**Material provided**
◇ ◇ ◇ ◇ ◇
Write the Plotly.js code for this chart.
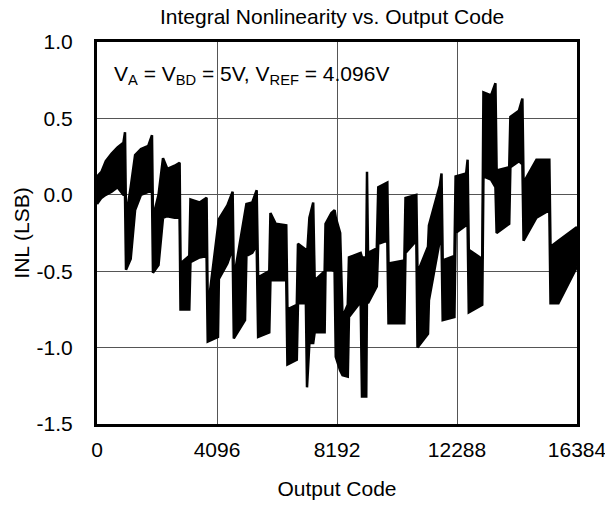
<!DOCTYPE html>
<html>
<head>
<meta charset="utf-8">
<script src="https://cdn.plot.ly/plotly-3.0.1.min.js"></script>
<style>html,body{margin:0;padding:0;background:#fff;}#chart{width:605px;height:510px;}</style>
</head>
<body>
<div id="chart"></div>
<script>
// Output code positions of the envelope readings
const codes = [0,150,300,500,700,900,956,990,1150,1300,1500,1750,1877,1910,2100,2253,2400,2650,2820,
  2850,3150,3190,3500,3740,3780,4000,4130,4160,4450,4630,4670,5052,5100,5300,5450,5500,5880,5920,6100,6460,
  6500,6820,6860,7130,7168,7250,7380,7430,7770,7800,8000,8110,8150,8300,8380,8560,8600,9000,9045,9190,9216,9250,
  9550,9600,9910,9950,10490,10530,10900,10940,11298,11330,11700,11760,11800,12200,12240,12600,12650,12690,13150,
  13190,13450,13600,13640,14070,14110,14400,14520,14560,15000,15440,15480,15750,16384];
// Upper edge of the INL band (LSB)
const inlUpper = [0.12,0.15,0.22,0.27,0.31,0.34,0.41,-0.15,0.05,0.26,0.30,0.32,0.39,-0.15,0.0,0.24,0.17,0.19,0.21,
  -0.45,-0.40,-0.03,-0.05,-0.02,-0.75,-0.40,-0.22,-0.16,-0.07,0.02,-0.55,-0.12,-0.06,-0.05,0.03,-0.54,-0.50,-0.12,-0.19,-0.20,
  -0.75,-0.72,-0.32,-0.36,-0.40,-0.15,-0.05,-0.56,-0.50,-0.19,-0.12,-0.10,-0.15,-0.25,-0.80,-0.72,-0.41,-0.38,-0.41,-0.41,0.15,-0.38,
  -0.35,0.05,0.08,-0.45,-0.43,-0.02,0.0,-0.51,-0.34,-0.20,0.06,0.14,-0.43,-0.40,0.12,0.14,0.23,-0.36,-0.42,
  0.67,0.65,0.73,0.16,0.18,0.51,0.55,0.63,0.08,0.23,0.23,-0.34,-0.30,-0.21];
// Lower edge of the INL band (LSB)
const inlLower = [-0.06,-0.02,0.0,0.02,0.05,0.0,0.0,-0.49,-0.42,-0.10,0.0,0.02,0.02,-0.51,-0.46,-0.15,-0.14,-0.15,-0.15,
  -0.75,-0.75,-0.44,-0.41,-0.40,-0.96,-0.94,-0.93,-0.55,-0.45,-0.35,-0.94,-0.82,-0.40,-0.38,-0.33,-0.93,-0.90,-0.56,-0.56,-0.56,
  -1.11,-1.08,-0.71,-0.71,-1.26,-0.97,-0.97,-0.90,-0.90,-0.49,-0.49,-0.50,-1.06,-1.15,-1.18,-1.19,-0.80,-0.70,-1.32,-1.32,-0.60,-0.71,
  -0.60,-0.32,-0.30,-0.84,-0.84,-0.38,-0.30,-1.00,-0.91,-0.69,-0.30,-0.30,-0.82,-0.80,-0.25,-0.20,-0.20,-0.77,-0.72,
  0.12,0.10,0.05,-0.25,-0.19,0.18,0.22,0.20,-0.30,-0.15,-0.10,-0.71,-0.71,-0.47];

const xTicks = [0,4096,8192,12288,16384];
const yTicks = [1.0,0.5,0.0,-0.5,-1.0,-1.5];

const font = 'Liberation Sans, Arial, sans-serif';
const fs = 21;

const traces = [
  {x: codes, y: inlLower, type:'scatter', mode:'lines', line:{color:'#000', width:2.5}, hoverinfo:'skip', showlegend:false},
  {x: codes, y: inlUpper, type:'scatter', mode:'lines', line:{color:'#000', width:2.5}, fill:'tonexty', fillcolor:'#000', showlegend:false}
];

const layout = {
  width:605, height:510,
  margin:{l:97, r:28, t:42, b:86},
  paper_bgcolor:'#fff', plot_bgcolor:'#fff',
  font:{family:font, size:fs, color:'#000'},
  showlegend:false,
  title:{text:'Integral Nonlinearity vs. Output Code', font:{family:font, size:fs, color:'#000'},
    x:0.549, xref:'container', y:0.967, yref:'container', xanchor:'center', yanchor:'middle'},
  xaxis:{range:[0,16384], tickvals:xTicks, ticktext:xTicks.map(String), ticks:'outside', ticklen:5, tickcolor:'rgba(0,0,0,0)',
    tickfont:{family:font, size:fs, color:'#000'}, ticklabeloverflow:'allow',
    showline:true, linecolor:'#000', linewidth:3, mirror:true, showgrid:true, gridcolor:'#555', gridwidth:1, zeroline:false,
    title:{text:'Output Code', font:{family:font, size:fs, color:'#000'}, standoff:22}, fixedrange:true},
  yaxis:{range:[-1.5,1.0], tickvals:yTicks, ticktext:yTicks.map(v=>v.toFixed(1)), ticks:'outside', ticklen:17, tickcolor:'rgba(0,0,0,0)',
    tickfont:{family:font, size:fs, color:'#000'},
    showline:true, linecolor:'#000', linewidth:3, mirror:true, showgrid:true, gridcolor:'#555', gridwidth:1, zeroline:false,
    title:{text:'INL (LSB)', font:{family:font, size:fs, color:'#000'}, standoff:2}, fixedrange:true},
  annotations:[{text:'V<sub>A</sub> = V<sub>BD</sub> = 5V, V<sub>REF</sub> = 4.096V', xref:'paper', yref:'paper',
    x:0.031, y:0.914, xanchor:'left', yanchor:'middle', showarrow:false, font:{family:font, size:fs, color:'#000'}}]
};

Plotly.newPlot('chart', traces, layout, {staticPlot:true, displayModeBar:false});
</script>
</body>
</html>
◇ ◇ ◇ ◇ ◇
**The task**
Repeat the data exactly, without the pictures.

**Response to this task**
Write the Plotly.js code for this chart.
<!DOCTYPE html>
<html>
<head>
<meta charset="utf-8">
<script src="https://cdn.plot.ly/plotly-3.0.1.min.js"></script>
<style>html,body{margin:0;padding:0;background:#fff;}#chart{width:605px;height:510px;}</style>
</head>
<body>
<div id="chart"></div>
<script>
// Output code positions of the envelope readings
const codes = [0,150,300,500,700,900,956,990,1150,1300,1500,1750,1877,1910,2100,2253,2400,2650,2820,
  2850,3150,3190,3500,3740,3780,4000,4130,4160,4450,4630,4670,5052,5100,5300,5450,5500,5880,5920,6100,6460,
  6500,6820,6860,7130,7168,7250,7380,7430,7770,7800,8000,8110,8150,8300,8380,8560,8600,9000,9045,9190,9216,9250,
  9550,9600,9910,9950,10490,10530,10900,10940,11298,11330,11700,11760,11800,12200,12240,12600,12650,12690,13150,
  13190,13450,13600,13640,14070,14110,14400,14520,14560,15000,15440,15480,15750,16384];
// Upper edge of the INL band (LSB)
const inlUpper = [0.12,0.15,0.22,0.27,0.31,0.34,0.41,-0.15,0.05,0.26,0.30,0.32,0.39,-0.15,0.0,0.24,0.17,0.19,0.21,
  -0.45,-0.40,-0.03,-0.05,-0.02,-0.75,-0.40,-0.22,-0.16,-0.07,0.02,-0.55,-0.12,-0.06,-0.05,0.03,-0.54,-0.50,-0.12,-0.19,-0.20,
  -0.75,-0.72,-0.32,-0.36,-0.40,-0.15,-0.05,-0.56,-0.50,-0.19,-0.12,-0.10,-0.15,-0.25,-0.80,-0.72,-0.41,-0.38,-0.41,-0.41,0.15,-0.38,
  -0.35,0.05,0.08,-0.45,-0.43,-0.02,0.0,-0.51,-0.34,-0.20,0.06,0.14,-0.43,-0.40,0.12,0.14,0.23,-0.36,-0.42,
  0.67,0.65,0.73,0.16,0.18,0.51,0.55,0.63,0.08,0.23,0.23,-0.34,-0.30,-0.21];
// Lower edge of the INL band (LSB)
const inlLower = [-0.06,-0.02,0.0,0.02,0.05,0.0,0.0,-0.49,-0.42,-0.10,0.0,0.02,0.02,-0.51,-0.46,-0.15,-0.14,-0.15,-0.15,
  -0.75,-0.75,-0.44,-0.41,-0.40,-0.96,-0.94,-0.93,-0.55,-0.45,-0.35,-0.94,-0.82,-0.40,-0.38,-0.33,-0.93,-0.90,-0.56,-0.56,-0.56,
  -1.11,-1.08,-0.71,-0.71,-1.26,-0.97,-0.97,-0.90,-0.90,-0.49,-0.49,-0.50,-1.06,-1.15,-1.18,-1.19,-0.80,-0.70,-1.32,-1.32,-0.60,-0.71,
  -0.60,-0.32,-0.30,-0.84,-0.84,-0.38,-0.30,-1.00,-0.91,-0.69,-0.30,-0.30,-0.82,-0.80,-0.25,-0.20,-0.20,-0.77,-0.72,
  0.12,0.10,0.05,-0.25,-0.19,0.18,0.22,0.20,-0.30,-0.15,-0.10,-0.71,-0.71,-0.47];

const xTicks = [0,4096,8192,12288,16384];
const yTicks = [1.0,0.5,0.0,-0.5,-1.0,-1.5];

const font = 'Liberation Sans, Arial, sans-serif';
const fs = 21;

const traces = [
  {x: codes, y: inlLower, type:'scatter', mode:'lines', line:{color:'#000', width:2.5}, hoverinfo:'skip', showlegend:false},
  {x: codes, y: inlUpper, type:'scatter', mode:'lines', line:{color:'#000', width:2.5}, fill:'tonexty', fillcolor:'#000', showlegend:false}
];

const layout = {
  width:605, height:510,
  margin:{l:97, r:28, t:42, b:86},
  paper_bgcolor:'#fff', plot_bgcolor:'#fff',
  font:{family:font, size:fs, color:'#000'},
  showlegend:false,
  title:{text:'Integral Nonlinearity vs. Output Code', font:{family:font, size:fs, color:'#000'},
    x:0.549, xref:'container', y:0.967, yref:'container', xanchor:'center', yanchor:'middle'},
  xaxis:{range:[0,16384], tickvals:xTicks, ticktext:xTicks.map(String), ticks:'outside', ticklen:5, tickcolor:'rgba(0,0,0,0)',
    tickfont:{family:font, size:fs, color:'#000'}, ticklabeloverflow:'allow',
    showline:true, linecolor:'#000', linewidth:3, mirror:true, showgrid:true, gridcolor:'#555', gridwidth:1, zeroline:false,
    title:{text:'Output Code', font:{family:font, size:fs, color:'#000'}, standoff:22}, fixedrange:true},
  yaxis:{range:[-1.5,1.0], tickvals:yTicks, ticktext:yTicks.map(v=>v.toFixed(1)), ticks:'outside', ticklen:17, tickcolor:'rgba(0,0,0,0)',
    tickfont:{family:font, size:fs, color:'#000'},
    showline:true, linecolor:'#000', linewidth:3, mirror:true, showgrid:true, gridcolor:'#555', gridwidth:1, zeroline:false,
    title:{text:'INL (LSB)', font:{family:font, size:fs, color:'#000'}, standoff:2}, fixedrange:true},
  annotations:[{text:'V<sub>A</sub> = V<sub>BD</sub> = 5V, V<sub>REF</sub> = 4.096V', xref:'paper', yref:'paper',
    x:0.031, y:0.914, xanchor:'left', yanchor:'middle', showarrow:false, font:{family:font, size:fs, color:'#000'}}]
};

Plotly.newPlot('chart', traces, layout, {staticPlot:true, displayModeBar:false});
</script>
</body>
</html>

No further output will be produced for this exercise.